▶ YOUR INSTRUCTIONS: Please transcribe the listing below in full and word for word, without its pictures.

▶ DATASET EXTRACT:

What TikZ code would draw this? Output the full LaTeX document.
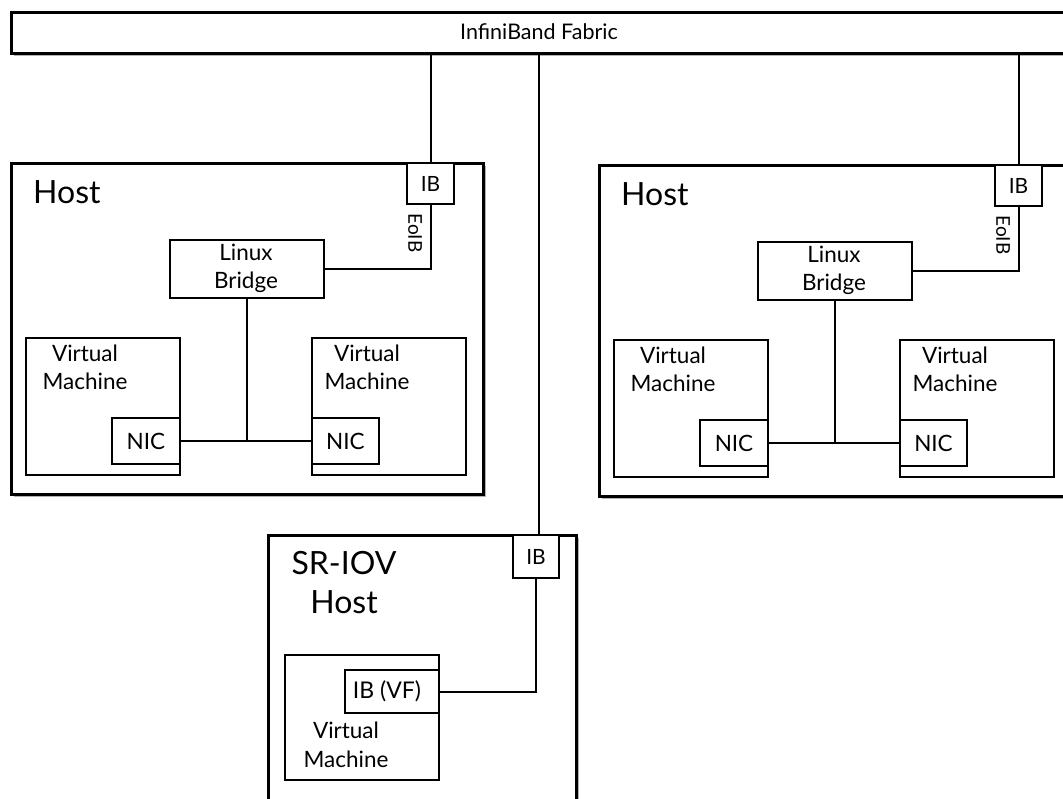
\documentclass[tikz,border=0pt]{standalone}
\usepackage{fontspec}
\setmainfont{Lato}
\usetikzlibrary{shadows}
\begin{document}
\begin{tikzpicture}[x=1pt,y=-1pt,
  box/.style={draw, line width=2pt, fill=white, inner sep=0pt, anchor=north west},
  outer/.style={box, line width=2.6pt, drop shadow={shadow xshift=3pt, shadow yshift=-3pt, opacity=0.3, fill=black}},
  wire/.style={line width=2pt},
  big/.style={font=\fontsize{32}{39}\selectfont, inner sep=0pt},
  mid/.style={font=\fontsize{22.5}{28}\selectfont, inner sep=0pt},
  sml/.style={font=\fontsize{21}{24}\selectfont, inner sep=0pt},
  tiny/.style={font=\fontsize{19}{22}\selectfont, inner sep=0pt}]
\useasboundingbox (0,0) rectangle (1063,798);
\clip (0,0) rectangle (1063,798);

% Fabric
\node[outer, minimum width=1080pt, minimum height=41pt] (fab) at (10,11) {};
\node[font=\fontsize{21.5}{24}\selectfont, inner sep=0pt] (fabtxt) at (539,32) {InfiniBand Fabric};

% Hosts
\foreach \n/\dx/\dy in {L/0/0, R/588/2}{
\begin{scope}[shift={(\dx,\dy)}]
  \node[outer, minimum width=472pt, minimum height=331pt] (host\n) at (10,162) {};
  \node[big, anchor=base west] (hostlbl\n) at (33,203) {Host};
  \node[box, minimum width=47pt, minimum height=41pt] (ib\n) at (406,162) {};
  \node[sml] (ibtxt\n) at (ib\n.center) {IB};
  \node[box, minimum width=154pt, minimum height=58pt] (br\n) at (169,239) {};
  \node[mid, anchor=base] (brA\n) at (246,260) {Linux};
  \node[mid, anchor=base] (brB\n) at (246,288) {Bridge};
  \node[box, minimum width=154pt, minimum height=137pt] (vma\n) at (25,337) {};
  \node[mid, anchor=base] (vmaA\n) at (85,361) {Virtual};
  \node[mid, anchor=base] (vmaB\n) at (85,389) {Machine};
  \node[box, minimum width=68pt, minimum height=46pt] (nica\n) at (111,417) {};
  \node[mid] (nicatxt\n) at (nica\n.center) {NIC};
  \node[box, minimum width=154pt, minimum height=137pt] (vmb\n) at (311,337) {};
  \node[mid, anchor=base] (vmbA\n) at (367,361) {Virtual};
  \node[mid, anchor=base] (vmbB\n) at (367,389) {Machine};
  \node[box, minimum width=67pt, minimum height=46pt] (nicb\n) at (311,417) {};
  \node[mid] (nicbtxt\n) at (nicb\n.center) {NIC};
  \coordinate (eo\n) at (ib\n.south |- br\n.east);
  \coordinate (jn\n) at (br\n.south |- nica\n.east);
  \draw[wire] (ib\n.north) -- (ib\n.north |- fab.south);
  \draw[wire] (ib\n.south) -- (eo\n) -- (br\n.east);
  \draw[wire] (br\n.south) -- (jn\n);
  \draw[wire] (nica\n.east) -- (nicb\n.west);
  \node[tiny, rotate=-90] (eoib\n) at (415,233) {EoIB};
\end{scope}
}

% SR-IOV host
\node[outer, minimum width=308pt, minimum height=300pt] (sr) at (267,534) {};
\node[big, anchor=base] (srA) at (344,574) {SR-IOV};
\node[big, anchor=base] (srB) at (344,613) {Host};
\node[box, minimum width=46pt, minimum height=43pt] (ibs) at (512,534) {};
\node[sml] (ibstxt) at (ibs.center) {IB};
\node[box, minimum width=154pt, minimum height=125pt] (vms) at (284,654) {};
\node[box, minimum width=94pt, minimum height=43pt] (vf) at (344,669) {};
\node[font=\fontsize{23}{26}\selectfont, inner sep=0pt] (vftxt) at ([xshift=-5pt]vf.center) {IB (VF)};
\node[mid, anchor=base] (vmsA) at (346,738) {Virtual};
\node[mid, anchor=base] (vmsB) at (346,767) {Machine};
\coordinate (srk) at (ibs.south |- vf.east);
\draw[wire] ([xshift=3pt]ibs.north) -- ([xshift=3pt]ibs.north |- fab.south);
\draw[wire] (ibs.south) -- (srk) -- (vf.east);
\end{tikzpicture}
\end{document}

▶ FINISHED ANSWER:
What TikZ code would draw this? Output the full LaTeX document.
\documentclass[tikz,border=0pt]{standalone}
\usepackage{fontspec}
\setmainfont{Lato}
\usetikzlibrary{shadows}
\begin{document}
\begin{tikzpicture}[x=1pt,y=-1pt,
  box/.style={draw, line width=2pt, fill=white, inner sep=0pt, anchor=north west},
  outer/.style={box, line width=2.6pt, drop shadow={shadow xshift=3pt, shadow yshift=-3pt, opacity=0.3, fill=black}},
  wire/.style={line width=2pt},
  big/.style={font=\fontsize{32}{39}\selectfont, inner sep=0pt},
  mid/.style={font=\fontsize{22.5}{28}\selectfont, inner sep=0pt},
  sml/.style={font=\fontsize{21}{24}\selectfont, inner sep=0pt},
  tiny/.style={font=\fontsize{19}{22}\selectfont, inner sep=0pt}]
\useasboundingbox (0,0) rectangle (1063,798);
\clip (0,0) rectangle (1063,798);

% Fabric
\node[outer, minimum width=1080pt, minimum height=41pt] (fab) at (10,11) {};
\node[font=\fontsize{21.5}{24}\selectfont, inner sep=0pt] (fabtxt) at (539,32) {InfiniBand Fabric};

% Hosts
\foreach \n/\dx/\dy in {L/0/0, R/588/2}{
\begin{scope}[shift={(\dx,\dy)}]
  \node[outer, minimum width=472pt, minimum height=331pt] (host\n) at (10,162) {};
  \node[big, anchor=base west] (hostlbl\n) at (33,203) {Host};
  \node[box, minimum width=47pt, minimum height=41pt] (ib\n) at (406,162) {};
  \node[sml] (ibtxt\n) at (ib\n.center) {IB};
  \node[box, minimum width=154pt, minimum height=58pt] (br\n) at (169,239) {};
  \node[mid, anchor=base] (brA\n) at (246,260) {Linux};
  \node[mid, anchor=base] (brB\n) at (246,288) {Bridge};
  \node[box, minimum width=154pt, minimum height=137pt] (vma\n) at (25,337) {};
  \node[mid, anchor=base] (vmaA\n) at (85,361) {Virtual};
  \node[mid, anchor=base] (vmaB\n) at (85,389) {Machine};
  \node[box, minimum width=68pt, minimum height=46pt] (nica\n) at (111,417) {};
  \node[mid] (nicatxt\n) at (nica\n.center) {NIC};
  \node[box, minimum width=154pt, minimum height=137pt] (vmb\n) at (311,337) {};
  \node[mid, anchor=base] (vmbA\n) at (367,361) {Virtual};
  \node[mid, anchor=base] (vmbB\n) at (367,389) {Machine};
  \node[box, minimum width=67pt, minimum height=46pt] (nicb\n) at (311,417) {};
  \node[mid] (nicbtxt\n) at (nicb\n.center) {NIC};
  \coordinate (eo\n) at (ib\n.south |- br\n.east);
  \coordinate (jn\n) at (br\n.south |- nica\n.east);
  \draw[wire] (ib\n.north) -- (ib\n.north |- fab.south);
  \draw[wire] (ib\n.south) -- (eo\n) -- (br\n.east);
  \draw[wire] (br\n.south) -- (jn\n);
  \draw[wire] (nica\n.east) -- (nicb\n.west);
  \node[tiny, rotate=-90] (eoib\n) at (415,233) {EoIB};
\end{scope}
}

% SR-IOV host
\node[outer, minimum width=308pt, minimum height=300pt] (sr) at (267,534) {};
\node[big, anchor=base] (srA) at (344,574) {SR-IOV};
\node[big, anchor=base] (srB) at (344,613) {Host};
\node[box, minimum width=46pt, minimum height=43pt] (ibs) at (512,534) {};
\node[sml] (ibstxt) at (ibs.center) {IB};
\node[box, minimum width=154pt, minimum height=125pt] (vms) at (284,654) {};
\node[box, minimum width=94pt, minimum height=43pt] (vf) at (344,669) {};
\node[font=\fontsize{23}{26}\selectfont, inner sep=0pt] (vftxt) at ([xshift=-5pt]vf.center) {IB (VF)};
\node[mid, anchor=base] (vmsA) at (346,738) {Virtual};
\node[mid, anchor=base] (vmsB) at (346,767) {Machine};
\coordinate (srk) at (ibs.south |- vf.east);
\draw[wire] ([xshift=3pt]ibs.north) -- ([xshift=3pt]ibs.north |- fab.south);
\draw[wire] (ibs.south) -- (srk) -- (vf.east);
\end{tikzpicture}
\end{document}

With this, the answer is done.